§ Task to carry out
Retype all material exactly. Pictures stay out of the copy.

[START OF Recorded information]

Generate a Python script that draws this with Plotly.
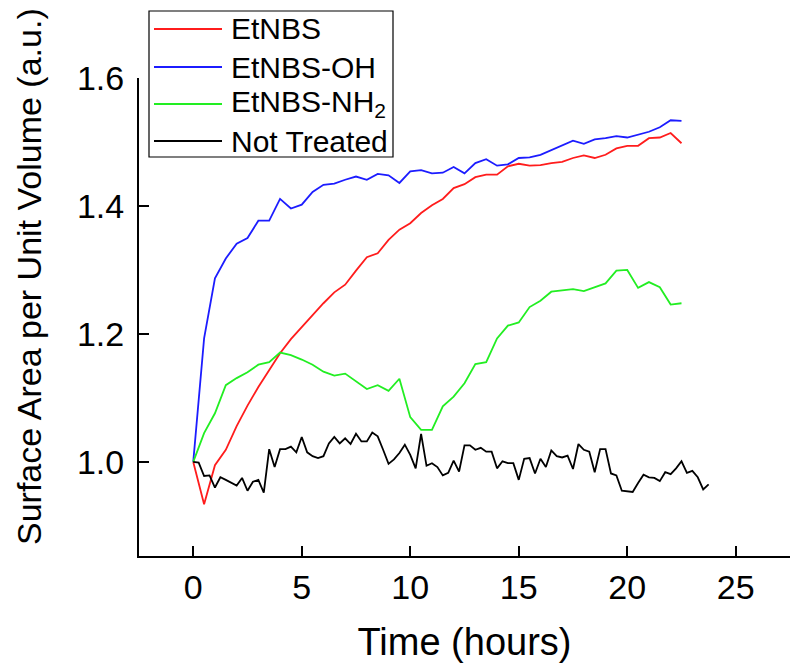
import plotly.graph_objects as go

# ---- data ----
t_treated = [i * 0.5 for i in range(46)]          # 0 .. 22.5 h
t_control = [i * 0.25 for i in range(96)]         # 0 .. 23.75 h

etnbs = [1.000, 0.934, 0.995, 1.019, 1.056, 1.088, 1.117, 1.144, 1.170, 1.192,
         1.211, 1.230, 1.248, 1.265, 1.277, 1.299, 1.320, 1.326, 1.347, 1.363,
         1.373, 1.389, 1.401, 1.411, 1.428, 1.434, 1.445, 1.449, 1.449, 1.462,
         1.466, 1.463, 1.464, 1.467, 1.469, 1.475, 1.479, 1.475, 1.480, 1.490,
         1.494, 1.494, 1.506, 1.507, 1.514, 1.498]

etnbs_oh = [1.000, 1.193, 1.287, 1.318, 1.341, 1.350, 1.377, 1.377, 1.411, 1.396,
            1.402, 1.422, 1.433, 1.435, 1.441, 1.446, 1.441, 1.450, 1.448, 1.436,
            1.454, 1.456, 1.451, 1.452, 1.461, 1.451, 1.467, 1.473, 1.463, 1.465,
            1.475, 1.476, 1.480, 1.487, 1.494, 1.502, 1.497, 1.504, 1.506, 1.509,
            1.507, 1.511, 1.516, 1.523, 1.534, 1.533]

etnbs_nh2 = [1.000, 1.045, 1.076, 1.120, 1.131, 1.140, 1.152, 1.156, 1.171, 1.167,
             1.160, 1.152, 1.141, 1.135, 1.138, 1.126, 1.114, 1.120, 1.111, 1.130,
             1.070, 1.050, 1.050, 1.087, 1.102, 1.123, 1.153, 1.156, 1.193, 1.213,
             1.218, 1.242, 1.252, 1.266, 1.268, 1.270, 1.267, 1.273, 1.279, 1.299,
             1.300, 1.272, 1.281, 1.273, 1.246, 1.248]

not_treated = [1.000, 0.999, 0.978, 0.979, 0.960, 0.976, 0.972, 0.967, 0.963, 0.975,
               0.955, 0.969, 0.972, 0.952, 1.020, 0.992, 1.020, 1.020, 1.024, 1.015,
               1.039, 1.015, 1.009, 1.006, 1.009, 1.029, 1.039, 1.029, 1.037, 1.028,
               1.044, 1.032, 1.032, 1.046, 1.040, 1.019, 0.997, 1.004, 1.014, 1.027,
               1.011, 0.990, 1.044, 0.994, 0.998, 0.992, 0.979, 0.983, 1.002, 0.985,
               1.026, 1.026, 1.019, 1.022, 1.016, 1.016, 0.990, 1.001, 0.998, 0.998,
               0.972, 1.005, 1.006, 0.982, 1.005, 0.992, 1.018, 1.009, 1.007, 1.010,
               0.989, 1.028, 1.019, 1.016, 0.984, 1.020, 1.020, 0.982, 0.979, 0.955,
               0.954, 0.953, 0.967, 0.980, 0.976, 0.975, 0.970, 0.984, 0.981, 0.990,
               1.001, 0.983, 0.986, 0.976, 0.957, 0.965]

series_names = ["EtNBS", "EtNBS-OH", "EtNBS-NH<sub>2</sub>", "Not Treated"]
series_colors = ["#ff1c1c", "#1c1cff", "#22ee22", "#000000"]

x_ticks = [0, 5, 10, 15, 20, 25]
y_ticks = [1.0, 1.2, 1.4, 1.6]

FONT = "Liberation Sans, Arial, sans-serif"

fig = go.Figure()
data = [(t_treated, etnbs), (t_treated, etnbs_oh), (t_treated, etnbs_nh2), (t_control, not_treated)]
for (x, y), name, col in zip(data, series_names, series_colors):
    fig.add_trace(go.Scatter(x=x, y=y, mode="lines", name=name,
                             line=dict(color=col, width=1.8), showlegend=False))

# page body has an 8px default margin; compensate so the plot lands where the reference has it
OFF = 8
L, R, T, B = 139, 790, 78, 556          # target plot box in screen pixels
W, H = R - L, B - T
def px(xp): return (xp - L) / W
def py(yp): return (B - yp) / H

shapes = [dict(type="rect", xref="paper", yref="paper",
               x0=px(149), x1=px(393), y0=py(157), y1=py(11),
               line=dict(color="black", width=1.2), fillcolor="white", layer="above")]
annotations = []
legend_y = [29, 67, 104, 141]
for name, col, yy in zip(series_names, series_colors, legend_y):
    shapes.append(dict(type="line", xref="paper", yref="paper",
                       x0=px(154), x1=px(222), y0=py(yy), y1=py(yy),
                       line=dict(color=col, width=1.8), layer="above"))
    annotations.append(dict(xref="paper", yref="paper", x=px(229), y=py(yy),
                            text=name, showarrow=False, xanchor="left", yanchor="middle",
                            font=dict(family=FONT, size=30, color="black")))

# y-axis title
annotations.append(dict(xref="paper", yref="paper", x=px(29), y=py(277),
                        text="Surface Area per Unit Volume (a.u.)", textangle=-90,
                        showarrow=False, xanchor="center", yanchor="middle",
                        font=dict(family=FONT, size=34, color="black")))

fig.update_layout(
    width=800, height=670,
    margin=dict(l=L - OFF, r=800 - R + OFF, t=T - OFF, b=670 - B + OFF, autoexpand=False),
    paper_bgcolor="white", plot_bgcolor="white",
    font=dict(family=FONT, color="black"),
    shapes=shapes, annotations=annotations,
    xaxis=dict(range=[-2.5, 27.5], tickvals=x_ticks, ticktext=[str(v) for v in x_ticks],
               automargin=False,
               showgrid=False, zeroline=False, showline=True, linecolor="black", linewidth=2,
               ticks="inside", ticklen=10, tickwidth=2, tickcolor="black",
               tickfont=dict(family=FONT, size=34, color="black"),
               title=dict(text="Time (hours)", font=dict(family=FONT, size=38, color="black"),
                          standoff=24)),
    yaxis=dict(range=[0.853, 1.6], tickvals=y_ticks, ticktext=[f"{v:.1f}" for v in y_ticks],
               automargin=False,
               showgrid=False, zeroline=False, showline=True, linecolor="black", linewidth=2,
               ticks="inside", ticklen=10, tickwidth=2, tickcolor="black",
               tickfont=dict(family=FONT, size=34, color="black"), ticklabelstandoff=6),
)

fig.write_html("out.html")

[END OF Recorded information]

§ Reply to the task
Generate a Python script that draws this with Plotly.
import plotly.graph_objects as go

# ---- data ----
t_treated = [i * 0.5 for i in range(46)]          # 0 .. 22.5 h
t_control = [i * 0.25 for i in range(96)]         # 0 .. 23.75 h

etnbs = [1.000, 0.934, 0.995, 1.019, 1.056, 1.088, 1.117, 1.144, 1.170, 1.192,
         1.211, 1.230, 1.248, 1.265, 1.277, 1.299, 1.320, 1.326, 1.347, 1.363,
         1.373, 1.389, 1.401, 1.411, 1.428, 1.434, 1.445, 1.449, 1.449, 1.462,
         1.466, 1.463, 1.464, 1.467, 1.469, 1.475, 1.479, 1.475, 1.480, 1.490,
         1.494, 1.494, 1.506, 1.507, 1.514, 1.498]

etnbs_oh = [1.000, 1.193, 1.287, 1.318, 1.341, 1.350, 1.377, 1.377, 1.411, 1.396,
            1.402, 1.422, 1.433, 1.435, 1.441, 1.446, 1.441, 1.450, 1.448, 1.436,
            1.454, 1.456, 1.451, 1.452, 1.461, 1.451, 1.467, 1.473, 1.463, 1.465,
            1.475, 1.476, 1.480, 1.487, 1.494, 1.502, 1.497, 1.504, 1.506, 1.509,
            1.507, 1.511, 1.516, 1.523, 1.534, 1.533]

etnbs_nh2 = [1.000, 1.045, 1.076, 1.120, 1.131, 1.140, 1.152, 1.156, 1.171, 1.167,
             1.160, 1.152, 1.141, 1.135, 1.138, 1.126, 1.114, 1.120, 1.111, 1.130,
             1.070, 1.050, 1.050, 1.087, 1.102, 1.123, 1.153, 1.156, 1.193, 1.213,
             1.218, 1.242, 1.252, 1.266, 1.268, 1.270, 1.267, 1.273, 1.279, 1.299,
             1.300, 1.272, 1.281, 1.273, 1.246, 1.248]

not_treated = [1.000, 0.999, 0.978, 0.979, 0.960, 0.976, 0.972, 0.967, 0.963, 0.975,
               0.955, 0.969, 0.972, 0.952, 1.020, 0.992, 1.020, 1.020, 1.024, 1.015,
               1.039, 1.015, 1.009, 1.006, 1.009, 1.029, 1.039, 1.029, 1.037, 1.028,
               1.044, 1.032, 1.032, 1.046, 1.040, 1.019, 0.997, 1.004, 1.014, 1.027,
               1.011, 0.990, 1.044, 0.994, 0.998, 0.992, 0.979, 0.983, 1.002, 0.985,
               1.026, 1.026, 1.019, 1.022, 1.016, 1.016, 0.990, 1.001, 0.998, 0.998,
               0.972, 1.005, 1.006, 0.982, 1.005, 0.992, 1.018, 1.009, 1.007, 1.010,
               0.989, 1.028, 1.019, 1.016, 0.984, 1.020, 1.020, 0.982, 0.979, 0.955,
               0.954, 0.953, 0.967, 0.980, 0.976, 0.975, 0.970, 0.984, 0.981, 0.990,
               1.001, 0.983, 0.986, 0.976, 0.957, 0.965]

series_names = ["EtNBS", "EtNBS-OH", "EtNBS-NH<sub>2</sub>", "Not Treated"]
series_colors = ["#ff1c1c", "#1c1cff", "#22ee22", "#000000"]

x_ticks = [0, 5, 10, 15, 20, 25]
y_ticks = [1.0, 1.2, 1.4, 1.6]

FONT = "Liberation Sans, Arial, sans-serif"

fig = go.Figure()
data = [(t_treated, etnbs), (t_treated, etnbs_oh), (t_treated, etnbs_nh2), (t_control, not_treated)]
for (x, y), name, col in zip(data, series_names, series_colors):
    fig.add_trace(go.Scatter(x=x, y=y, mode="lines", name=name,
                             line=dict(color=col, width=1.8), showlegend=False))

# page body has an 8px default margin; compensate so the plot lands where the reference has it
OFF = 8
L, R, T, B = 139, 790, 78, 556          # target plot box in screen pixels
W, H = R - L, B - T
def px(xp): return (xp - L) / W
def py(yp): return (B - yp) / H

shapes = [dict(type="rect", xref="paper", yref="paper",
               x0=px(149), x1=px(393), y0=py(157), y1=py(11),
               line=dict(color="black", width=1.2), fillcolor="white", layer="above")]
annotations = []
legend_y = [29, 67, 104, 141]
for name, col, yy in zip(series_names, series_colors, legend_y):
    shapes.append(dict(type="line", xref="paper", yref="paper",
                       x0=px(154), x1=px(222), y0=py(yy), y1=py(yy),
                       line=dict(color=col, width=1.8), layer="above"))
    annotations.append(dict(xref="paper", yref="paper", x=px(229), y=py(yy),
                            text=name, showarrow=False, xanchor="left", yanchor="middle",
                            font=dict(family=FONT, size=30, color="black")))

# y-axis title
annotations.append(dict(xref="paper", yref="paper", x=px(29), y=py(277),
                        text="Surface Area per Unit Volume (a.u.)", textangle=-90,
                        showarrow=False, xanchor="center", yanchor="middle",
                        font=dict(family=FONT, size=34, color="black")))

fig.update_layout(
    width=800, height=670,
    margin=dict(l=L - OFF, r=800 - R + OFF, t=T - OFF, b=670 - B + OFF, autoexpand=False),
    paper_bgcolor="white", plot_bgcolor="white",
    font=dict(family=FONT, color="black"),
    shapes=shapes, annotations=annotations,
    xaxis=dict(range=[-2.5, 27.5], tickvals=x_ticks, ticktext=[str(v) for v in x_ticks],
               automargin=False,
               showgrid=False, zeroline=False, showline=True, linecolor="black", linewidth=2,
               ticks="inside", ticklen=10, tickwidth=2, tickcolor="black",
               tickfont=dict(family=FONT, size=34, color="black"),
               title=dict(text="Time (hours)", font=dict(family=FONT, size=38, color="black"),
                          standoff=24)),
    yaxis=dict(range=[0.853, 1.6], tickvals=y_ticks, ticktext=[f"{v:.1f}" for v in y_ticks],
               automargin=False,
               showgrid=False, zeroline=False, showline=True, linecolor="black", linewidth=2,
               ticks="inside", ticklen=10, tickwidth=2, tickcolor="black",
               tickfont=dict(family=FONT, size=34, color="black"), ticklabelstandoff=6),
)

fig.write_html("out.html")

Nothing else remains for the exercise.